District Digest: Vincent Gray—the mayor, the myth, the legend

Mayor Gray is on everyone’s payroll, even the U.N.’s

Mayor Vincent Gray’s new plan for a greener D.C., revealed last week, has drawn significant criticism from a variety of sources.

The plan’s most ambitious ideas include requiring every new building in the city to create as much energy as it uses and shifting a quarter of all commuter traffic to foot, bicycle, or public transportation by 2032. Gray maintains a certain level of realism when it comes to such goals. “Not every proposal will work out just as envisioned,” he told the Post. “Some details will be refined over time, and some actions may fail, but with this implementation plan, we will move forward with clear goals in sight.”

Regardless of whether these policies could possibly be implemented, Gray’s critics are questioning spending so much money on green issues when the city has so many other problems. “Gardens on roofs are fine, but if you are hungry, it’s not enough,” said D.C. Council member Marion Barry, according to the Post. ”You might have clean air to breathe, but it doesn’t matter if you are also broke.”

The most unique criticism of the plan, however, questions Gray’s motive in implementing the green changes. The Canadian Free Press seems to believe that Gray is really working for the U.N., as part of their Agenda 21 initiative.

Coincidence or corruption?

With the FBI on its way out of the J. Edgar Hoover Building and seeking a new location for its headquarters, Mayor Gray suggested last week that the bureau move to Poplar Point SE.

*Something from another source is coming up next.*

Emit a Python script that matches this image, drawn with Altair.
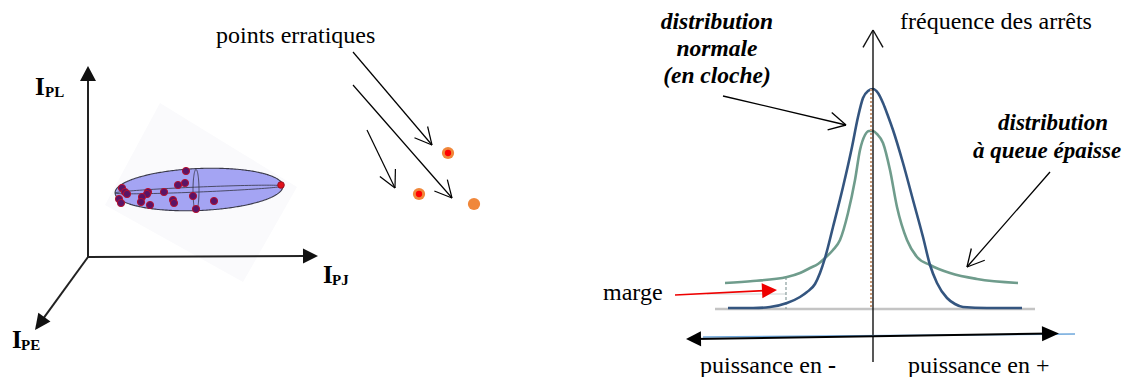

Such a suggestion would be just fine, if adjacent property weren’t owned by Jeff Thompson, a city contractor who allegedly ran an illegal shadow campaign in support of Gray during the 2010 mayoral election.

In the 2010 election, more than a third of Gray’s money allegedly came from an illegal operation run by Thompson. Additionally, Thompson allegedly purchased nearly exact replicas of Gray’s official campaign materials and even had them delivered to Gray’s office.

An investigation into the possible shadow campaign yielded no hard evidence of wrongdoing, and Thompson was not charged with a crime.

Now, in an unfortunate coincidence, the place Gray highlighted as an excellent area for the new FBI headquarters is next to property owned by Thompson. While this certainly looks odd, it’s easy to see how this could be a coincidence, given the large amount of property Thompson holds in the District.

Gun charges dropped on 10 year old

Earlier in February, a fifth-grader from Alexandria, Va. was taken into custody and charged with brandishing a weapon when he showed a toy gun to a friend on the bus. Another student saw and told her mother, who called school officials. Later in the week, the boy’s backpack was searched and the toy gun was found.

The boy faced expulsion from school and potential legal action, but the charges have been dropped.

The incident comes at a time of more heightened awareness for gun violence in schools, following the Newton, Conn. school shooting. School officials have adopted a “better safe than sorry” attitude toward dealing with any sort of violence related issues in schools.

But the Alexandria boy’s attorney, Melinda Douglas, argued that such over-cautiousness can be harmful to students as well. “It’s not all’s well that ends well,” she said. “I think people have to be mindful that it really affects the child.”